Central Bank Governor Convicted of Bribery Yet Remains Untouchable

Peter Kažimír | Source: Slovak Media Monitor | AI-generated with editorial oversight

Peter Kažimír, Governor of the National Bank of Slovakia and former finance minister under the now-ruling Smer party, has been convicted for a second time in a bribery case involving a €48,000 payment to influence tax proceedings linked to politically connected firms—yet continues to hold office after refusing repeated calls to resign. The non-final verdict, issued by the Specialised Criminal Court following a full trial, imposes a €200,000 fine but no prison term due to recent legislative changes limiting custodial sentencing. Kažimír, who played a key role in founding Hlas, a coalition partner formed by former Smer officials, maintains the charges are politically motivated and claims prosecutors sought his cooperation to implicate senior figures, including Prime Minister Robert Fico. The case, driven by testimony from a convicted ex-tax chief turned state witness, has reignited concerns about judicial independence, selective prosecution, and the rollback of anti-corruption safeguards in Slovakia, where earlier investigations into top officials—including the prime minister—were blocked by the Prosecutor General using a controversial legal provision.

Peter Kažimír, Governor of the National Bank of Slovakia and former finance minister under the Smer party, has been convicted for a second time in a bribery case tied to tax audits of firms linked to his associates. The Specialised Criminal Court found that in 2017, while still in office, he paid €48,000 to František Imrecze, then head of the Slovak Financial Administration. Judge Milan Cisarik issued a €200,000 fine, citing the size of the bribe and Kažimír’s income. A 2023 legal amendment prevented custodial sentencing unless no other penalty was possible, despite the prosecution’s call for prison.

Though the verdict remains non-final, Kažimír has refused to resign and continues in his post, with no successor named by the coalition government despite the expiry of his six-year term. He did not attend sentencing, citing official travel, and is expected to appeal. The case marks the second conviction related to the same events—his earlier 2022 penal order was contested, leading to a full trial.

Corruption Sentence, No Exit: Governor Stays Despite Guilty Verdict

Controversy surrounded the legal basis of the trial. To avoid dismissal under shortened limitation periods, Judge Cisarik reclassified the offence as one harming the EU’s financial interests, noting the bribe related to VAT proceedings that affect EU revenue.
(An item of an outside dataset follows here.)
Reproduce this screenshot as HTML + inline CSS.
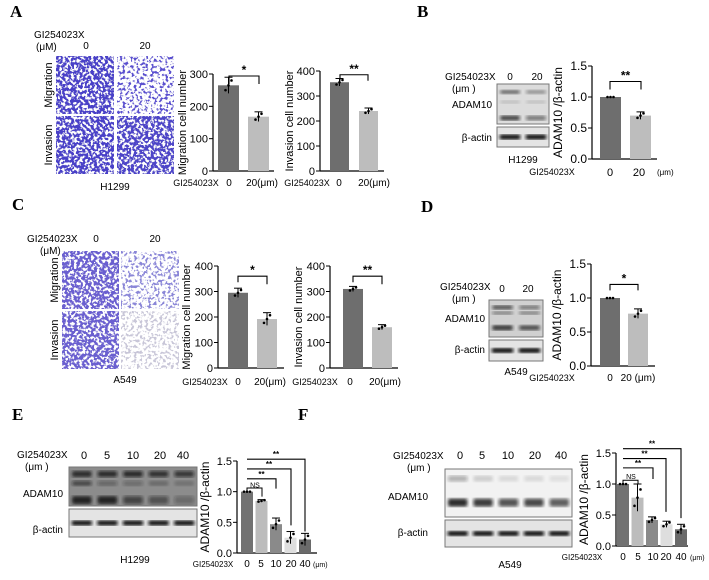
<!DOCTYPE html>
<html><head><meta charset="utf-8"><style>
body{margin:0;background:#fff}
svg{display:block;font-family:"Liberation Sans",Arial,sans-serif}
.lbl{font-family:"Liberation Serif",serif;font-weight:bold;font-size:17px}
</style></head><body>
<svg id="fig" width="709" height="580" viewBox="0 0 709 580" xmlns="http://www.w3.org/2000/svg">
<defs>
<filter id="speck" x="0" y="0" width="100%" height="100%">
<feTurbulence type="fractalNoise" baseFrequency="0.35" numOctaves="2" seed="3" result="n"/>
<feColorMatrix in="n" type="matrix" values="0 0 0 0 1  0 0 0 0 1  0 0 0 0 1  0 0 0 -9 4.6" result="w"/>
<feComposite in="w" in2="SourceGraphic" operator="over"/>
</filter>
<filter id="speck2" x="0" y="0" width="100%" height="100%">
<feTurbulence type="fractalNoise" baseFrequency="0.35" numOctaves="2" seed="7" result="n"/>
<feColorMatrix in="n" type="matrix" values="0 0 0 0 1  0 0 0 0 1  0 0 0 0 1  0 0 0 -9 5.6" result="w"/>
<feComposite in="w" in2="SourceGraphic" operator="over"/>
</filter>
<filter id="blur"><feGaussianBlur stdDeviation="1.5"/></filter>
</defs>
<g id="static"></g>
<g id="charts"></g>
</svg>
<script>
// ---- data ----
const catsTwo = ["0","20(μm)"];
const aMigVals = [265,168];
const aMigErr = [25,15];
const aInvVals = [355,240];
const aInvErr = [15,12];
const bVals = [1.0,0.70];
const bErr = [0,0.06];
const cMigVals = [295,192];
const cMigErr = [18,25];
const cInvVals = [310,160];
const cInvErr = [10,10];
const dVals = [1.0,0.77];
const dErr = [0,0.07];
const catsFive = ["0","5","10","20","40"];
const eVals = [1.0,0.85,0.47,0.25,0.22];
const eErr = [0,0.02,0.1,0.1,0.1];
const fVals = [1.0,0.78,0.42,0.35,0.27];
const fErr = [0,0.22,0.05,0.05,0.08];
const ticks400 = [0,100,200,300,400];
const ticks300 = [0,100,200,300];
const ticks15 = ["0.0","0.5","1.0","1.5"];

const NS="http://www.w3.org/2000/svg";
const svg=document.getElementById('charts');
const st=document.getElementById('static');
function mk(tag,attrs,parent,txt){const e=document.createElementNS(NS,tag);for(const k in attrs)e.setAttribute(k,attrs[k]);if(txt!==undefined)e.textContent=txt;(parent||svg).appendChild(e);return e;}

function chart(o){
  const g=mk('g',{});
  
  
  const y=v=>o.y0-(v-o.min)/(o.max-o.min)*(o.y0-o.y1);
  mk('line',{x1:o.ax,y1:o.y1,x2:o.ax,y2:o.y0,stroke:'#000','stroke-width':1.2},g);
  mk('line',{x1:o.ax,y1:o.y0,x2:o.xend,y2:o.y0,stroke:'#000','stroke-width':1.2},g);
  o.ticks.forEach(t=>{const yy=y(+t);
    mk('line',{x1:o.ax-4,y1:yy,x2:o.ax,y2:yy,stroke:'#000'},g);
    const tx=mk('text',{x:o.ax-5,y:yy+4,'font-size':o.fs||11,'text-anchor':'end'},g,t);
    });
  const yt=mk('text',{transform:`translate(${o.ax-o.tOff},${(o.y0+o.y1)/2}) rotate(-90)`,'font-size':o.tfs||11,'text-anchor':'middle'},g,o.title);
  
  o.vals.forEach((v,i)=>{
    const x=o.bx+i*o.step;
    const r=mk('rect',{x:x,y:y(v),width:o.bw,height:o.y0-y(v),fill:o.colors[i]},g);
    
    const cx=x+o.bw/2,e=o.err[i];
    if(e>0){mk('line',{x1:cx,y1:y(v+e),x2:cx,y2:y(v-e),stroke:'#000'},g);
      mk('line',{x1:cx-4,y1:y(v+e),x2:cx+4,y2:y(v+e),stroke:'#000'},g);}
    [-0.6,0,0.6].forEach((d,k)=>mk('circle',{cx:cx+(k-1)*3,cy:y(v+d*e),r:1.3,fill:'#000'},g));
  });
  return {g,y};
}
function bracket(g,x1,x2,yTop,h1,h2,txt,fs){
  mk('path',{d:`M${x1} ${yTop+h1}V${yTop}H${x2}V${yTop+h2}`,fill:'none',stroke:'#000','stroke-width':1.1},g);
  mk('text',{x:(x1+x2)/2,y:yTop-2,'font-size':fs||12,'text-anchor':'middle','font-weight':'bold'},g,txt);
}
function xlabels(g,xs,labs,yy,fs){labs.forEach((l,i)=>mk('text',{x:xs[i],y:yy,'font-size':fs,'text-anchor':'middle'},g,l));}
function T(x,y,t,fs,anchor,name,extra){const e=mk('text',Object.assign({x:x,y:y,'font-size':fs,'text-anchor':anchor||'start'},extra||{}),st,t);
  return e;}

// ---- panel labels ----
[['A',10,17],['B',417,17],['C',12,210],['D',421,212],['E',12,420],['F',298,420]].forEach(p=>{const e=T(p[1],p[2],p[0],17,'start','panel-label-'+p[0].toLowerCase());e.setAttribute('class','lbl');});

// ---- transwell images ----
function img(x,y,w,h,col,f,name){const r=mk('rect',{x:x,y:y,width:w,height:h,fill:col,filter:`url(#${f})`},st);}
img(56,56,58,58,'#4a3fc8','speck','a-migration-0');img(117,56,57,58,'#5a4fd0','speck2','a-migration-20');
img(56,116,58,58,'#4a3fc8','speck','a-invasion-0');img(117,116,57,58,'#4d44c8','speck','a-invasion-20');
img(62,251,57,58,'#6a5ed0','speck','c-migration-0');img(121,251,58,58,'#8a86d8','speck2','c-migration-20');
img(62,311,57,58,'#6a5ed0','speck','c-invasion-0');img(121,311,58,58,'#c8c6d8','speck2','c-invasion-20');
T(34,38,'GI254023X',10,'start','a-drug-label');T(36,50,'(μM)',10,'start','a-unit');T(86,49,'0',10,'middle','a-dose-0');T(145,49,'20',10,'middle','a-dose-20');
T(0,0,'Migration',11,'middle','a-migration-label',{transform:'translate(52,85) rotate(-90)'});
T(0,0,'Invasion',11,'middle','a-invasion-label',{transform:'translate(52,145) rotate(-90)'});
T(115,190,'H1299',10,'middle','a-cell-line');
T(27,242,'GI254023X',10,'start','c-drug-label');T(40,254,'(μM)',10,'start','c-unit');T(96,242,'0',10,'middle','c-dose-0');T(155,242,'20',10,'middle','c-dose-20');
T(0,0,'Migration',11,'middle','c-migration-label',{transform:'translate(58,280) rotate(-90)'});
T(0,0,'Invasion',11,'middle','c-invasion-label',{transform:'translate(58,340) rotate(-90)'});
T(125,383,'A549',10,'middle','c-cell-line');

// ---- blots ----
function blot(x,y,w,h,ah,lanes,bands,bg,name){
  const g=mk('g',{},st);
  mk('rect',{x:x,y:y,width:w,height:h,fill:bg,stroke:'#777'},g);
  mk('rect',{x:x,y:y+h+3,width:w,height:ah,fill:'#e4e4e4',stroke:'#777'},g);
  const lw=w/lanes;
  for(let i=0;i<lanes;i++){
    bands.forEach(b=>mk('rect',{x:x+i*lw+lw*0.12,y:y+b[0]*h-b[1]/2,width:lw*0.76,height:b[1],rx:2,fill:`rgba(20,20,20,${b[2][i]})`,filter:'url(#blur)'},g));
    mk('rect',{x:x+i*lw+lw*0.1,y:y+h+3+ah/2-2.5,width:lw*0.8,height:5,rx:2,fill:'#111',filter:'url(#blur)'},g);
  }
}
blot(497,84,52,40,20,2,[[0.2,4,[0.6,0.4]],[0.45,3,[0.15,0.15]],[0.85,5,[0.75,0.5]]],'#dcdcdc','b-blot');
T(445,80,'GI254023X',10,'start','b-drug-label');T(452,92,'(μm )',10,'start','b-unit');T(510,80,'0',10,'middle','b-dose-0');T(537,80,'20',10,'middle','b-dose-20');
T(492,108,'ADAM10',10,'end','b-adam10-label');T(492,141,'β-actin',10,'end','b-actin-label');T(523,163,'H1299',10,'middle','b-cell-line');
blot(489,300,54,37,21,2,[[0.2,4,[0.7,0.5]],[0.35,3,[0.5,0.5]],[0.75,5,[0.85,0.7]]],'#d0d0d0','d-blot');
T(440,290,'GI254023X',10,'start','d-drug-label');T(452,302,'(μm )',10,'start','d-unit');T(502,292,'0',10,'middle','d-dose-0');T(528,292,'20',10,'middle','d-dose-20');
T(485,322,'ADAM10',10,'end','d-adam10-label');T(485,353,'β-actin',10,'end','d-actin-label');T(516,375,'A549',10,'middle','d-cell-line');
blot(69,467,128,39,28,5,[[0.18,6,[0.85,0.8,0.8,0.75,0.7]],[0.42,5,[0.6,0.35,0.3,0.25,0.2]],[0.85,8,[0.9,0.9,0.6,0.5,0.3]]],'#8c8c8c','e-blot');
T(17,458,'GI254023X',10,'start','e-drug-label');T(25,470,'(μm )',10,'start','e-unit');
[84,107,133,160,183].forEach((x,i)=>T(x,459,catsFive[i],11,'middle','e-dose-'+i));
T(63,497,'ADAM10',10,'end','e-adam10-label');T(63,533,'β-actin',10,'end','e-actin-label');T(135,563,'H1299',10,'middle','e-cell-line');
blot(445,469,127,48,27,5,[[0.2,6,[0.3,0.15,0.1,0.1,0.08]],[0.7,8,[0.9,0.8,0.7,0.75,0.65]]],'#f2f2f2','f-blot');
T(393,459,'GI254023X',10,'start','f-drug-label');T(407,471,'(μm )',10,'start','f-unit');
[460,482,508,535,561].forEach((x,i)=>T(x,459,catsFive[i],11,'middle','f-dose-'+i));
T(428,500,'ADAM10',10,'end','f-adam10-label');T(428,536,'β-actin',10,'end','f-actin-label');T(510,568,'A549',10,'middle','f-cell-line');

// ---- charts ----
let c;
c=chart({name:'a-migration-chart',ax:213,y0:171,y1:74,min:0,max:300,xend:274,ticks:ticks300,title:'Migration cell number',tOff:27,vals:aMigVals,err:aMigErr,bx:218,step:30,bw:21,colors:['#6e6e6e','#bdbdbd']});
bracket(c.g,229,259,c.y(300)+2,8,8,'*');
mk('text',{x:196,y:186,'font-size':9,'text-anchor':'middle'},c.g,'GI254023X');xlabels(c.g,[229,262],catsTwo,186,10);
c=chart({name:'a-invasion-chart',ax:320,y0:171,y1:71,min:0,max:400,xend:384,ticks:ticks400,title:'Invasion cell number',tOff:27,vals:aInvVals,err:aInvErr,bx:330,step:29,bw:19,colors:['#6e6e6e','#bdbdbd']});
bracket(c.g,340,368,c.y(385),6,6,'**');
mk('text',{x:307,y:186,'font-size':9,'text-anchor':'middle'},c.g,'GI254023X');xlabels(c.g,[339,374],catsTwo,186,10);
c=chart({name:'b-ratio-chart',ax:592,y0:159,y1:66,min:0,max:1.5,xend:657,ticks:ticks15,title:'ADAM10 /β-actin',tOff:30,tfs:12,fs:12,vals:bVals,err:bErr,bx:600,step:30,bw:21,colors:['#6e6e6e','#bdbdbd']});
bracket(c.g,610,641,c.y(1.25),8,8,'**');
mk('text',{x:552,y:175,'font-size':9,'text-anchor':'middle'},c.g,'GI254023X');xlabels(c.g,[610,639],['0','20'],176,11);mk('text',{x:657,y:175,'font-size':8},c.g,'(μm)');
c=chart({name:'c-migration-chart',ax:218,y0:368,y1:266,min:0,max:400,xend:284,ticks:ticks400,title:'Migration cell number',tOff:28,vals:cMigVals,err:cMigErr,bx:228,step:29,bw:20,colors:['#6e6e6e','#bdbdbd']});
bracket(c.g,238,267,c.y(360),6,8,'*');
mk('text',{x:205,y:385,'font-size':9,'text-anchor':'middle'},c.g,'GI254023X');xlabels(c.g,[238,270],catsTwo,385,10);
c=chart({name:'c-invasion-chart',ax:330,y0:368,y1:266,min:0,max:400,xend:398,ticks:ticks400,title:'Invasion cell number',tOff:28,vals:cInvVals,err:cInvErr,bx:343,step:29,bw:20,colors:['#6e6e6e','#bdbdbd']});
bracket(c.g,353,382,c.y(360),6,8,'**');
mk('text',{x:315,y:385,'font-size':9,'text-anchor':'middle'},c.g,'GI254023X');xlabels(c.g,[350,385],catsTwo,385,10);
c=chart({name:'d-ratio-chart',ax:591,y0:366,y1:264,min:0,max:1.5,xend:655,ticks:ticks15,title:'ADAM10 /β-actin',tOff:30,tfs:12,fs:12,vals:dVals,err:dErr,bx:600,step:28,bw:20,colors:['#6e6e6e','#bdbdbd']});
bracket(c.g,610,638,c.y(1.2),6,6,'*');
mk('text',{x:552,y:381,'font-size':9,'text-anchor':'middle'},c.g,'GI254023X');xlabels(c.g,[610,638],['0','20 (μm)'],381,10);
const fiveCols=['#727272','#bcbcbc','#8a8a8a','#dedede','#6a6a6a'];
// E
c=chart({name:'e-ratio-chart',ax:237,y0:553,y1:461,min:0,max:1.5,xend:317,ticks:ticks15,title:'ADAM10 /β-actin',tOff:28,tfs:12,fs:11,vals:eVals,err:eErr,bx:241,step:14.5,bw:12,colors:fiveCols});
bracket(c.g,247,305,c.y(1.53),0,c.y(0.35)-c.y(1.53),'**',8);
bracket(c.g,247,291,c.y(1.37),0,c.y(0.45)-c.y(1.37),'**',8);
bracket(c.g,247,276,c.y(1.21),0,c.y(1.05)-c.y(1.21),'**',8);
mk('text',{x:255,y:c.y(1.07),'font-size':7,'text-anchor':'middle'},c.g,'NS');mk('path',{d:`M247 ${c.y(1.0)}V${c.y(1.06)}H262V${c.y(0.92)}`,fill:'none',stroke:'#000'},c.g);
mk('text',{x:213,y:567,'font-size':8,'text-anchor':'middle'},c.g,'GI254023X');xlabels(c.g,[247,261,276,291,305],catsFive,567,10);mk('text',{x:313,y:567,'font-size':7},c.g,'(μm)');
// F
c=chart({name:'f-ratio-chart',ax:616,y0:546,y1:453,min:0,max:1.5,xend:688,ticks:ticks15,title:'ADAM10 /β-actin',tOff:28,tfs:12,fs:11,vals:fVals,err:fErr,bx:617,step:14.5,bw:12,colors:fiveCols});
bracket(c.g,623,681,c.y(1.57),0,c.y(0.45)-c.y(1.57),'**',8);
bracket(c.g,623,666,c.y(1.41),0,c.y(0.55)-c.y(1.41),'**',8);
bracket(c.g,623,653,c.y(1.26),0,c.y(1.08)-c.y(1.26),'**',8);
mk('text',{x:631,y:c.y(1.08),'font-size':7,'text-anchor':'middle'},c.g,'NS');mk('path',{d:`M623 ${c.y(1.0)}V${c.y(1.06)}H638V${c.y(1.0)}`,fill:'none',stroke:'#000'},c.g);
mk('text',{x:582,y:560,'font-size':8,'text-anchor':'middle'},c.g,'GI254023X');xlabels(c.g,[623,638,653,666,681],catsFive,560,10);mk('text',{x:690,y:560,'font-size':7},c.g,'(μm)');
</script>
</body></html>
The defence objected, arguing the statute originally applied to foreign officials and that no financial harm to the EU had been shown. The court rejected this, stating the law cannot be selectively interpreted.

Proceedings took place largely behind closed doors due to financial confidentiality. Imrecze, now a cooperating witness and himself convicted in separate corruption cases, claimed Kažimír said the funds were “for the Lojects”—the audited firms. Kažimír, maintaining innocence, publicly denounced the trial as politically motivated, claiming prosecutors offered leniency in exchange for implicating senior politicians.

The defence portrayed Imrecze as unreliable, seeking leniency by targeting higher-ranking officials. He had previously implicated Prime Minister Robert Fico and Defence Minister Robert Kaliňák in cases later dismissed by the Prosecutor General using Paragraph 363, a legal tool Kažimír also once used to avoid prosecution before being re-indicted.

Additional scrutiny followed defence lawyer Ondrej Mularčík’s unsuccessful attempt to disqualify Judge Cisarik for alleged bias, citing his role in a divorce case involving the judge’s spouse. This claim arose just as the court prepared to rule and was dismissed as unfounded.

Prosecutors revealed Kažimír withdrew €60,000 in cash around the time of the alleged bribe—far exceeding his normal activity—and received €1 million from a firm he had loaned money to, which he failed to declare in official disclosures. The defence denied any wrongdoing and offered no alternate explanation for the cash withdrawal, calling the financial revelations irrelevant.

Judiciary Faces Political Pressure and Public Distrust

Kažimír’s continued position has renewed debate over Slovakia’s rule-of-law credibility. He claims the case aimed to force him out and discredit political allies. The Hlas party, a Smer offshoot now in government, reportedly supports his retention and credits him with helping found the party—an affiliation Prime Minister Fico has publicly acknowledged.

The case has become a focal point for concerns about judicial independence, elite impunity, and the weakening of anti-corruption mechanisms in Slovakia. Its outcome may shape public trust in institutions meant to safeguard democratic accountability.